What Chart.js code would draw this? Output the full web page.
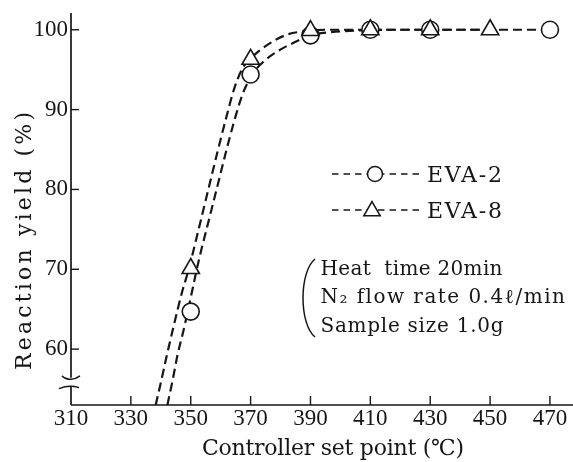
<!DOCTYPE html>
<html>
<head>
<meta charset="utf-8">
<script src="https://cdn.jsdelivr.net/npm/chart.js@4.4.0/dist/chart.umd.min.js"></script>
<style>
html,body{margin:0;padding:0;background:#fff;}
#wrap{width:573px;height:462px;}
canvas{display:block;}
</style>
</head>
<body>
<div id="wrap"><canvas id="c" width="573" height="462"></canvas></div>
<script>
// ---------- data ----------
const xTickValues = [310, 330, 350, 370, 390, 410, 430, 450, 470];
const yTickValues = [60, 70, 80, 90, 100];

const seriesNames = ['EVA-2', 'EVA-8'];

// measured points (markers)
const eva2Temp  = [350, 370, 390, 410, 430, 470];
const eva2Yield = [64.7, 94.4, 99.3, 100, 100, 100];
const eva8Temp  = [350, 370, 390, 410, 430, 450];
const eva8Yield = [70.1, 96.3, 99.9, 100, 100, 100];

// hand-drawn fitted curves
const eva2CurveTemp  = [342.2, 344, 345.6, 347.5, 349, 350.6, 352.8, 355, 358.9, 361.7, 364.4, 367.2, 370.5, 374, 379, 384.5, 390, 397, 405, 415, 470];
const eva2CurveYield = [53, 56.2, 59.3, 62.2, 64.7, 67.5, 71.3, 74.6, 80.4, 84.6, 88.4, 91.8, 94.4, 95.9, 97.3, 98.4, 99.3, 99.7, 99.9, 100, 100];
const eva8CurveTemp  = [338.3, 340, 342, 344.5, 347, 349.4, 352.5, 356, 359, 362, 364.5, 367.2, 370, 375.6, 382.2, 388, 395, 405, 450];
const eva8CurveYield = [53, 55.8, 59.2, 63.2, 67, 70.1, 74.8, 80.2, 84.8, 89.2, 92.6, 95.1, 96.4, 98.1, 99.4, 99.8, 100, 100, 100];

const xTitle = 'Controller set point (℃)';
const yTitle = 'Reaction yield (%)';
const conditionLines = ['Heat  time 20min', 'N₂ flow rate 0.4ℓ/min', 'Sample size 1.0g'];

// ---------- styling ----------
const INK = '#161616';
const TEXT_FONT = '"DejaVu Serif", "Liberation Serif", serif';
const NUM_FONT = '"Liberation Serif", "DejaVu Serif", serif';

const pts = (xs, ys) => xs.map((x, i) => ({x: x, y: ys[i]}));

const curveStyle = {
  borderColor: INK, borderWidth: 2.2, borderDash: [9, 5],
  pointRadius: 0, pointHoverRadius: 0, fill: false,
  cubicInterpolationMode: 'monotone', showLine: true
};

function fitText(ctx, text, x, y, width, font) {
  ctx.font = font;
  const hasLS = ('letterSpacing' in ctx);
  if (hasLS) ctx.letterSpacing = '0px';
  const w = ctx.measureText(text).width;
  const n = Array.from(text).length;
  if (hasLS && n > 1) ctx.letterSpacing = ((width - w) / (n - 1)) + 'px';
  ctx.textAlign = 'left';
  ctx.fillText(text, x, y);
  if (hasLS) ctx.letterSpacing = '0px';
}

function marker(ctx, style, cx, cy, r) {
  ctx.beginPath();
  if (style === 'circle') {
    ctx.arc(cx, cy, r, 0, Math.PI * 2);
  } else {
    for (let k = 0; k < 3; k++) {
      const a = k * 2 * Math.PI / 3;
      const px = cx + Math.sin(a) * r, py = cy - Math.cos(a) * r;
      if (k === 0) ctx.moveTo(px, py); else ctx.lineTo(px, py);
    }
    ctx.closePath();
  }
  ctx.fillStyle = '#fff';
  ctx.fill();
  ctx.stroke();
}

const deco = {
  id: 'deco',
  afterDraw(chart) {
    const {ctx, chartArea: a, scales: {x, y}} = chart;
    ctx.save();
    ctx.strokeStyle = INK;
    ctx.fillStyle = INK;
    ctx.lineWidth = 1.7;
    ctx.setLineDash([]);
    const seg = (x1, y1, x2, y2) => { ctx.beginPath(); ctx.moveTo(x1, y1); ctx.lineTo(x2, y2); ctx.stroke(); };

    // x axis
    seg(a.left, a.bottom, a.right, a.bottom);
    // y axis with break
    const yb1 = y.getPixelForValue(56.4), yb2 = y.getPixelForValue(55.3);
    seg(a.left, a.top, a.left, yb1);
    seg(a.left, yb2, a.left, a.bottom);
    ctx.lineWidth = 1.5;
    ctx.beginPath();
    ctx.moveTo(a.left - 9, yb1 - 2);
    ctx.bezierCurveTo(a.left - 4, yb1 + 3, a.left + 4, yb1 + 2, a.left + 9, yb1 - 2);
    ctx.stroke();
    ctx.beginPath();
    ctx.moveTo(a.left - 12, yb2 + 2);
    ctx.quadraticCurveTo(a.left - 2, yb2 - 2, a.left + 8, yb2 + 1);
    ctx.stroke();

    // inward ticks
    ctx.lineWidth = 1.4;
    x.ticks.forEach(t => {
      if (t.value === x.min) return;
      const px = x.getPixelForValue(t.value);
      seg(px, a.bottom, px, a.bottom - 9);
    });
    y.ticks.forEach(t => {
      const py = y.getPixelForValue(t.value);
      seg(a.left, py, a.left + 8, py);
    });

    // axis titles
    ctx.textBaseline = 'alphabetic';
    ctx.fillStyle = INK;
    fitText(ctx, xTitle, 202, 455, 262, '22px ' + TEXT_FONT);
    ctx.save();
    ctx.translate(31, 370);
    ctx.rotate(-Math.PI / 2);
    fitText(ctx, yTitle, 0, 0, 258, '22px ' + TEXT_FONT);
    ctx.restore();

    // legend
    const ds = chart.data.datasets;
    const legendRows = [
      {name: seriesNames[0], ds: ds[2], cy: 174, mx: 375, r: 7.5},
      {name: seriesNames[1], ds: ds[3], cy: 210, mx: 372, r: 9.5}
    ];
    legendRows.forEach(row => {
      ctx.lineWidth = 1.7;
      ctx.setLineDash([6.5, 5]);
      seg(332, row.cy, 422, row.cy);
      ctx.setLineDash([]);
      ctx.lineWidth = 1.5;
      marker(ctx, row.ds.pointStyle, row.mx, row.cy + (row.ds.pointStyle === 'triangle' ? 1 : 0), row.r);
      ctx.fillStyle = INK;
      fitText(ctx, row.name, 427, row.cy + 8, 75, '22px ' + TEXT_FONT);
    });

    // conditions block with bracket
    ctx.lineWidth = 1.5;
    ctx.beginPath();
    ctx.moveTo(315, 259);
    ctx.bezierCurveTo(299, 272, 299, 324, 315, 337);
    ctx.stroke();
    const widths = [182, 244, 183];
    conditionLines.forEach((s, i) => {
      fitText(ctx, s, 320.5, 275 + i * 28.3, widths[i], '20px ' + TEXT_FONT);
    });

    ctx.restore();
  }
};

const chart = new Chart(document.getElementById('c'), {
  type: 'scatter',
  data: {
    datasets: [
      Object.assign({label: seriesNames[0] + ' curve', data: pts(eva2CurveTemp, eva2CurveYield), order: 4}, curveStyle),
      Object.assign({label: seriesNames[1] + ' curve', data: pts(eva8CurveTemp, eva8CurveYield), order: 3}, curveStyle),
      {label: seriesNames[0], data: pts(eva2Temp, eva2Yield), showLine: false, pointStyle: 'circle',
       pointRadius: 8.5, pointBorderWidth: 1.6, pointBackgroundColor: '#fff', pointBorderColor: INK, order: 2},
      {label: seriesNames[1], data: pts(eva8Temp, eva8Yield), showLine: false, pointStyle: 'triangle',
       pointRadius: 10, pointBorderWidth: 1.6, pointBackgroundColor: '#fff', pointBorderColor: INK, order: 1}
    ]
  },
  options: {
    responsive: false,
    animation: false,
    devicePixelRatio: 1,
    layout: {autoPadding: false, padding: {top: 13, right: 0, bottom: 0, left: 0}},
    plugins: {legend: {display: false}, tooltip: {enabled: false}, title: {display: false}},
    scales: {
      x: {
        type: 'linear', min: 310, max: 477.7,
        grid: {display: false, drawTicks: false},
        border: {display: false},
        ticks: {font: {family: NUM_FONT, size: 23}, color: INK, padding: 0, maxRotation: 0, autoSkip: false},
        afterBuildTicks: s => { s.ticks = xTickValues.map(v => ({value: v})); },
        afterFit: s => { s.height = 57; s.paddingLeft = 0; s.paddingRight = 0; }
      },
      y: {
        type: 'linear', min: 53, max: 102.1,
        grid: {display: false, drawTicks: false},
        border: {display: false},
        ticks: {font: {family: NUM_FONT, size: 23}, color: INK, padding: 3, autoSkip: false},
        afterBuildTicks: s => { s.ticks = yTickValues.map(v => ({value: v})); },
        afterFit: s => { s.width = 71; s.paddingTop = 0; s.paddingBottom = 0; }
      }
    }
  },
  plugins: [deco]
});
</script>
</body>
</html>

------------------------

Do this: Begin at the first line of the data above and repeat each line exactly, stopping after the line containing "const seriesNames = ['EVA-2', 'EVA-8'];". Omit the pictures.

Answer to this problem:
What Chart.js code would draw this? Output the full web page.
<!DOCTYPE html>
<html>
<head>
<meta charset="utf-8">
<script src="https://cdn.jsdelivr.net/npm/chart.js@4.4.0/dist/chart.umd.min.js"></script>
<style>
html,body{margin:0;padding:0;background:#fff;}
#wrap{width:573px;height:462px;}
canvas{display:block;}
</style>
</head>
<body>
<div id="wrap"><canvas id="c" width="573" height="462"></canvas></div>
<script>
// ---------- data ----------
const xTickValues = [310, 330, 350, 370, 390, 410, 430, 450, 470];
const yTickValues = [60, 70, 80, 90, 100];

const seriesNames = ['EVA-2', 'EVA-8'];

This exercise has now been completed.